Q: How was the Byzantine Empire different from the Roman Empire?
While the Byzantine Empire was the continuation of the Eastern Roman Empire, several key differences emerged: Greek replaced Latin as the dominant language; Orthodox Christianity became more central to imperial ideology and culture; the administrative theme system replaced earlier provincial structures; Byzantine art developed distinctive stylized iconographic traditions rather than Roman naturalism; the empire faced different enemies (Persians, Arabs, and Turks) compared to Rome's Germanic and Hunnic threats; and Byzantine culture synthesized Roman political traditions with Greek intellectual heritage and Christian theology in unique ways.
Q: Who were the most important Byzantine emperors?

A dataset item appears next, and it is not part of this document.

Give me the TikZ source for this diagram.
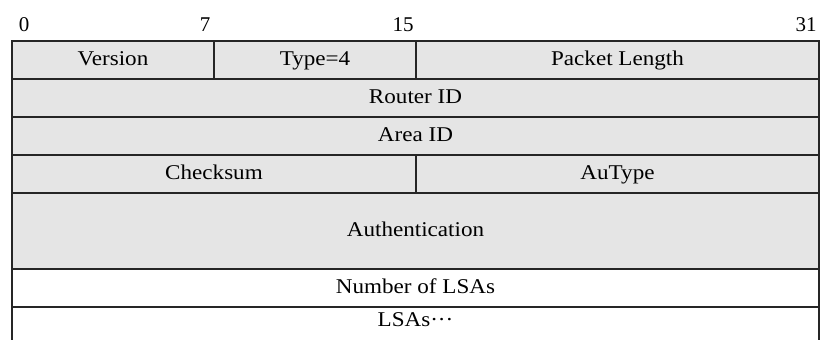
\documentclass[tikz,border=0pt]{standalone}
\usepackage{fontspec}
\setmainfont{Liberation Serif}
\begin{document}
\begin{tikzpicture}[x=1pt,y=-1pt,
  cell/.style={draw=black!85, line width=1.6pt, fill=gray!20, inner sep=0pt,
    outer sep=0pt, anchor=north west, text height=14pt, text depth=4pt,
    font=\fontsize{21}{23}\selectfont},
  plain/.style={cell, fill=white},
  bitnum/.style={inner sep=0pt, text height=14pt, text depth=0pt,
    font=\fontsize{21}{23}\selectfont}]
\useasboundingbox (0,0) rectangle (821,340);
% bit positions
\node[bitnum] (b0)  at (24,24)  {0};
\node[bitnum] (b7)  at (205,24) {7};
\node[bitnum] (b15) at (403,24) {15};
\node[bitnum] (b31) at (806,24) {31};
% header words
\newcommand\wide[1]{\scalebox{1.1}[1]{#1}}
\node[cell, minimum width=202, minimum height=38] (ver) at (12,41)  {\wide{Version}};
\node[cell, minimum width=202, minimum height=38] (typ) at (214,41) {\wide{Type=4}};
\node[cell, minimum width=403, minimum height=38] (len) at (416,41) {\wide{Packet Length}};
\node[cell, minimum width=807, minimum height=38] (rid) at (12,79)  {\wide{Router ID}};
\node[cell, minimum width=807, minimum height=38] (aid) at (12,117) {\wide{Area ID}};
\node[cell, minimum width=404, minimum height=38] (chk) at (12,155) {\wide{Checksum}};
\node[cell, minimum width=403, minimum height=38] (aut) at (416,155) {\wide{AuType}};
\node[cell, minimum width=807, minimum height=76] (auth) at (12,193) {\wide{Authentication}};
\node[plain, minimum width=807, minimum height=38] (nls) at (12,269) {\wide{Number of LSAs}};
% open-ended LSA list
\node[plain, draw=none, fill=none, minimum width=807, minimum height=28] (lsa) at (12,307)
  {\wide{LSAs\textperiodcentered\textperiodcentered\textperiodcentered}};
\coordinate (bl) at (12,340);
\coordinate (br) at (819,340);
\draw[black!85, line width=1.6pt] (nls.south west) -- (bl);
\draw[black!85, line width=1.6pt] (nls.south east) -- (br);
\end{tikzpicture}
\end{document}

The most influential Byzantine emperors include Constantine I (306-337), who founded Constantinople and made Christianity the empire's religion; Justinian I (527-565), who reconquered lost territories, codified Roman law, and built Hagia Sophia; Heraclius (610-641), who reformed the military and administration; Leo III (717-741), who repelled Arab sieges and initiated iconoclasm; Basil II (976-1025), whose military campaigns expanded the empire to its medieval apex; and Constantine XI (1449-1453), the last emperor who died defending Constantinople against Ottoman conquest.
Q: What caused the split between the Catholic and Orthodox churches?
The Great Schism of 1054 resulted from centuries of growing theological, political, and cultural differences between Eastern and Western Christianity. Key issues included disputes over papal authority versus patriarchal equality; the Western addition of "filioque" (and the Son) to the Nicene Creed without Eastern consultation; different liturgical practices regarding the Eucharist and clerical celibacy; linguistic barriers between the Greek-speaking East and the Latin-speaking West; and political tensions between Byzantine emperors and the papacy. These cumulative differences led to mutual excommunication and formal separation.